Je souhaite maintenant dire un mot sur le compte personnel de formation, un droit universel que le salarié conservera tout au long de sa vie professionnelle. Par essence, il est plus particulièrement favorable aux salariés des TPE et PME, ceux qui sont les moins qualifiés et ont le plus de mal à accéder à l'emploi – parmi lesquels beaucoup de femmes. Comme son financement est mutualisé, les salariés peuvent en bénéficier sans passer par leur entreprise. Un tel dispositif offre aux salariés des TPE et PME un accès à la formation pratiquement égal à ceux des grandes entreprises.

Je m'arrêterai un peu plus longuement sur le temps partiel. La mesure phare de cet accord est celle qui instaure un seuil minimal de 24 heures hebdomadaires. Jusqu'à présent, il n'y avait pas de seuil de référence et les contrats à temps partiel pouvaient porter sur n'importe quelle durée. Maintenant ce n'est plus le cas, même si des dérogations sont possibles.

Pourquoi avoir instauré un tel seuil ? Pour dépasser le minimum de 20 heures, qui permet d'accéder aux droits sociaux – notamment, indemnités journalières et droits à la retraite.

Une dérogation est possible sans accord, mais à deux conditions : la demande écrite du salarié, et surtout, l'obligation, pour l'employeur, d'organiser le temps de travail sur des journées complètes de manière à ce que le salarié – en général une femme – puisse compléter son temps de travail avec un autre employeur.

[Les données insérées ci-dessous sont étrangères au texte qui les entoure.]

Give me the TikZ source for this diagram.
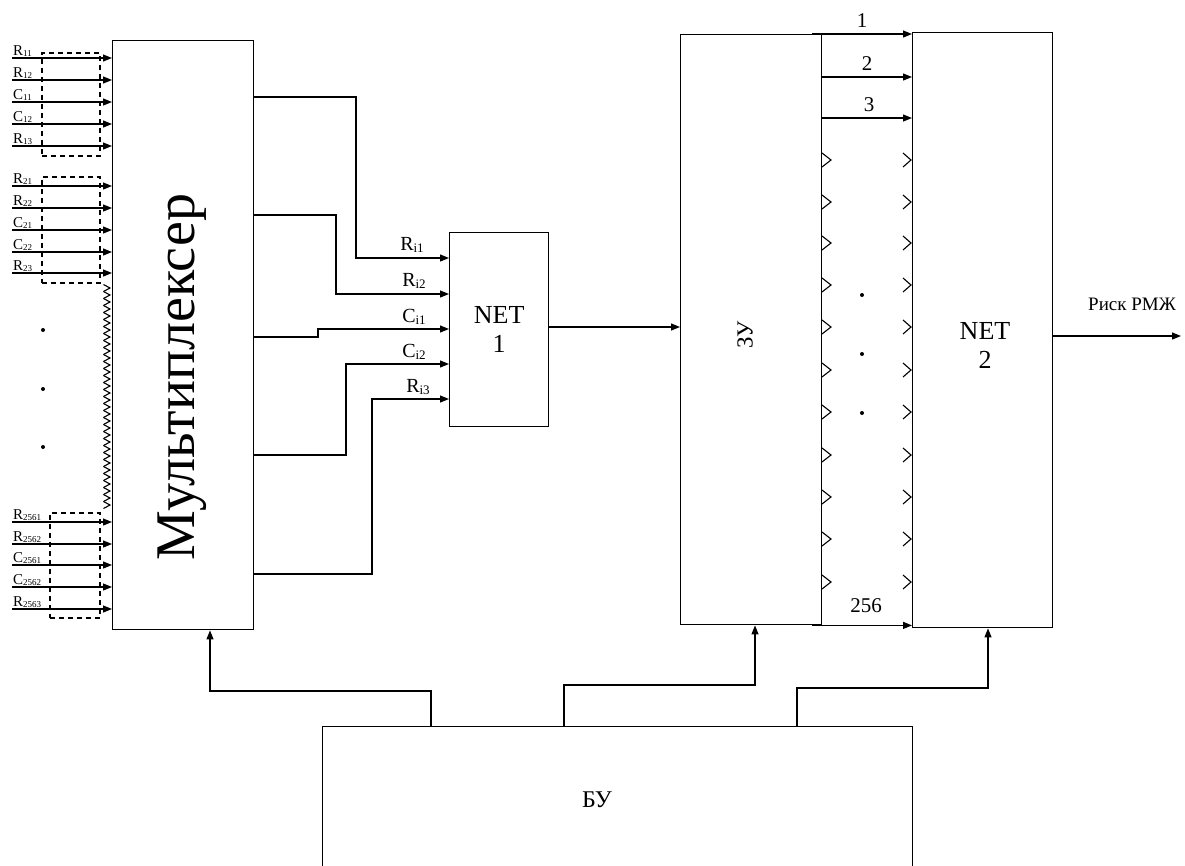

Ce n'est pas négligeable quand on sait qu'aujourd'hui certains temps partiels très courts s'échelonnent sur toute une semaine – deux heures le matin, deux heures en milieu d'après-midi, etc.

On peut toujours rêver d'un idéal qui serait l'instauration d'un seuil indépassable. Mais même avec cette dérogation, l'instauration des 24 heures hebdomadaires constitue une avancée tout à fait significative par rapport à ce qui existait jusqu'à présent.

D'autres possibilités de dérogation existent, mais elles sont strictement encadrées par des accords de branche étendus.

Je pense qu'il faut faire confiance à la négociation de branche non seulement pour encadrer ces dispositifs, mais encore pour les améliorer. D'ailleurs, le fait de conditionner l'abaissement du seuil de 24 heures à une négociation modifiera le rapport de forces et placera les partenaires sociaux, et en particulier les organisations syndicales, dans une situation plus favorable que précédemment.

Feront naturellement partie de ces négociations : la question de la cotisation vieillesse qui pourrait être calculée sur la base d'un salaire à temps plein ; la question des droits à formation ; la question de l'organisation du travail et des horaires. Pour moi, que l'on puisse encadrer l'organisation du travail et les horaires par des accords de branche constitue une véritable révolution par rapport à ce qui se passe aujourd'hui !

Il est très important que l'ANI ait traité du recours aux avenants temporaires. Nous sommes tous contre cette pratique illégale, mais massivement utilisée. Comme l'a fait remarquer Mme Baltazar, c'était une revendication du MEDEF qui voulait sécuriser juridiquement le recours aux avenants temporaires.